Puzzle time - Visit from Xylofon
-
A fleet of saucers from planet Xylofon has been sent to bring back the inhabitants of a certain randomly selected house, for exhibition in the Xylofon Xoo. The house happens to contain 5 men and 8 women, to be beamed up randomly one at a time.
Owing to the Xylofonians' strict sex separation policy, a single saucer cannot bring back earthlings of both sexes. Thus, it beams people up randomly until it gets a member of a second sex, at which point that one is beamed back down and the saucer takes off with whoever remains on board. Another saucer then starts beaming people up randomly, following the same rule, and so forth.
What is the probability that the last person beamed up is a woman?
-
I think if you imagine a string of 13 people 8 of whom are identitied as women by the sex detection algorithm in the xylofon ship and 5 as men, then you can build a sequence of M or F elements by choosing from 13 then 12 then 11 randomly. You are interested in the probability that number 13 is F, but this sequence should be reversible. Nothing about the sequence would be informative that it was built from one end or the other. So the question becomes, what is that chance that the first person picked is F. Which is an easy question to answer. Nothing in fact is special about any position in the order. Before the selections begin, each position has an identical chance of being F. First, last, and everything in between.
-
@Horace said in Puzzle time - Visit from Xylofon:
The complication of the ships taking only one of the sexes seems to be a red herring, which does not change the solution to the simpler question I boiled it down to in my answer.
On second thought, since the sequence accepts runs and rerolls random selections where the previous selection was different, that complication is not a red herring. Taking the simple case of 2 and 1 F and M, a third of the time you’ll get F last (because M was first) and of the two thirds remaining, half the time you’ll get M last - one third. Of the one third remaining, it’s half and half between F and M. So total is half and half, which suppose generalizes to any starting condition.
-
Very wordy. I like my answer better
SOLUTION: Let's try some smaller numbers and see what happens. Obviously if the house is all men or all women, the sex of the last person beamed up will be determined. If there are equal numbers of men and women, then by symmetry, the probability that the last person beamed up is a woman would be 1/2. So the simplest interesting case is, say, one man and two women.

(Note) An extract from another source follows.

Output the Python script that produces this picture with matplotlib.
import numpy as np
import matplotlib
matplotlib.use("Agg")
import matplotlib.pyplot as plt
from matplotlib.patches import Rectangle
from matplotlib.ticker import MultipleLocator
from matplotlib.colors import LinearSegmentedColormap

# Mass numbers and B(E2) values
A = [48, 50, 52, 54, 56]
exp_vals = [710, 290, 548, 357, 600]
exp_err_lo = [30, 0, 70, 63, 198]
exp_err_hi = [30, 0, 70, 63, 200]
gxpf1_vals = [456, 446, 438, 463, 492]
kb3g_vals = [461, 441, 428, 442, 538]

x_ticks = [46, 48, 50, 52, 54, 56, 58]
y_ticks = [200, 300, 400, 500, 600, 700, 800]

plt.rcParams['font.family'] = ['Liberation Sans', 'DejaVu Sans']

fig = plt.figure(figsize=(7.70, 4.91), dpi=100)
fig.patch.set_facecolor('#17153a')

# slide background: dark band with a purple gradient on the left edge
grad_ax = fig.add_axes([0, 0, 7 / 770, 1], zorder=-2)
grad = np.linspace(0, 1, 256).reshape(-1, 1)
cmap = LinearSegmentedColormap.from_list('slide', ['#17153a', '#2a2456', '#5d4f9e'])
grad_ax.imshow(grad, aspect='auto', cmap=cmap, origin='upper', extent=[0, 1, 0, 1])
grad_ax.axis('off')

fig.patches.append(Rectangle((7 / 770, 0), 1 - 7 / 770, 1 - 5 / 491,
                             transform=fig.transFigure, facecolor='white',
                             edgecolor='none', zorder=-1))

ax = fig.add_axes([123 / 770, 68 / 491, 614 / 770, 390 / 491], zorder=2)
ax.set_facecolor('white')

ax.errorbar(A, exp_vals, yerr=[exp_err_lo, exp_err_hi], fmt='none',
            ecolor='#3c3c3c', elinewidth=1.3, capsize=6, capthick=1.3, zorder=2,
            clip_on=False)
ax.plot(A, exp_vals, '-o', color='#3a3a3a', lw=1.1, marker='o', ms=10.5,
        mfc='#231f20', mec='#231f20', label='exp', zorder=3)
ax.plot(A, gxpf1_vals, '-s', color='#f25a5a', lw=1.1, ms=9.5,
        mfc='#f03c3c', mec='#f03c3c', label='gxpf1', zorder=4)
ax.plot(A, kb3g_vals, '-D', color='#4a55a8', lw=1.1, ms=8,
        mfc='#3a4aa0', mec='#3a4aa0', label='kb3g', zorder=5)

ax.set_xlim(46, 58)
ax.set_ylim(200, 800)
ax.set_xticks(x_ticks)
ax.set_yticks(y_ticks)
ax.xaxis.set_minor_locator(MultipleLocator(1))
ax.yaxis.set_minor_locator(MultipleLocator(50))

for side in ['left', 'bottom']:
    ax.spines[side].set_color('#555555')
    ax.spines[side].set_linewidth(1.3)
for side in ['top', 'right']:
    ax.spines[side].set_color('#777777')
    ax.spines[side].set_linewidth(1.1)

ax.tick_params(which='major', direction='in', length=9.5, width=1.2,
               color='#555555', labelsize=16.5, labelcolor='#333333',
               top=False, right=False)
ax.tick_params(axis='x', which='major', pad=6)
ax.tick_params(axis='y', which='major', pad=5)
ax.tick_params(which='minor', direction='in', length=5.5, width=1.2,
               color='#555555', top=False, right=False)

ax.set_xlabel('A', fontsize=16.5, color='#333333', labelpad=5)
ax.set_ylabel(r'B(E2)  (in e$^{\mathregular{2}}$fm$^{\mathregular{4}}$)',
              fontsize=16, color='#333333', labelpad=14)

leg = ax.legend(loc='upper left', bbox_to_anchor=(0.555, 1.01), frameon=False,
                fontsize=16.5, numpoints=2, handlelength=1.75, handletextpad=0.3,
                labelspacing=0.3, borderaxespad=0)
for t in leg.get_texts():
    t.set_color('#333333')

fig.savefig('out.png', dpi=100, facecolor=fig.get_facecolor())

In that case, if the man is beamed up first (probability: 1/3), the last person beamed up will be a woman. Suppose a woman is beamed up first; if she is followed by a man (who is then beamed back down), we are down to the symmetric case where the probability of ending with a woman is 1/2. Finally, if a second woman follows the first (probability 2/3 x 1/2 = 1/3), the man will be last to be beamed up. Putting the cases together, we get probability 1/2 that the last person beamed up is a woman. Is it possible that 1/2 is the answer no matter how many men and women are present, as long as there's at least one of each?
Looking more closely at the above analysis, it seems that the sex of the last person beamed up is determined by the next-to-last saucer — the one that reduces the house to one sex. To see why this is so, it is useful to imagine that the Xylofonian acquisition process operates the following way: Each time a flying saucer arrives, the current inhabitants of the house arrange themselves in a uniformly random permutation, from which they are beamed up left to right.
For example, if the inhabitants at one saucer's arrival consist of males Amit and Boris and females Carol, Dina and Esme, and they arrange themselves "Dina, Esme, Boris, Carol, Amit," then the saucer will beam up Dina, Esme, and Boris, then will beam Boris back down again, and take off with just the females Dina and Esme. The remaining folks, Boris, Amit, and Carol, will now re-permute themselves in anticipation of the next saucer's arrival.
We see that a saucer will be the next to last just when the permutation it encounters consists of all men followed by all women, or all women followed by all men. But no matter how many of each sex are in the house at this point, these two events are equally likely! Why? Because if we simply reverse the order of a such a permutation, we go from all-men-then-all-women to all-women-then-all-men, and vice versa.
There's just one more observation to make: If both men and women are present initially, then one saucer will never do, thus there always will be a next-to-last saucer. When that comes — even though we do not know in advance which saucer it will be — it is equally likely to depart with the rest of the men, or the rest of the women.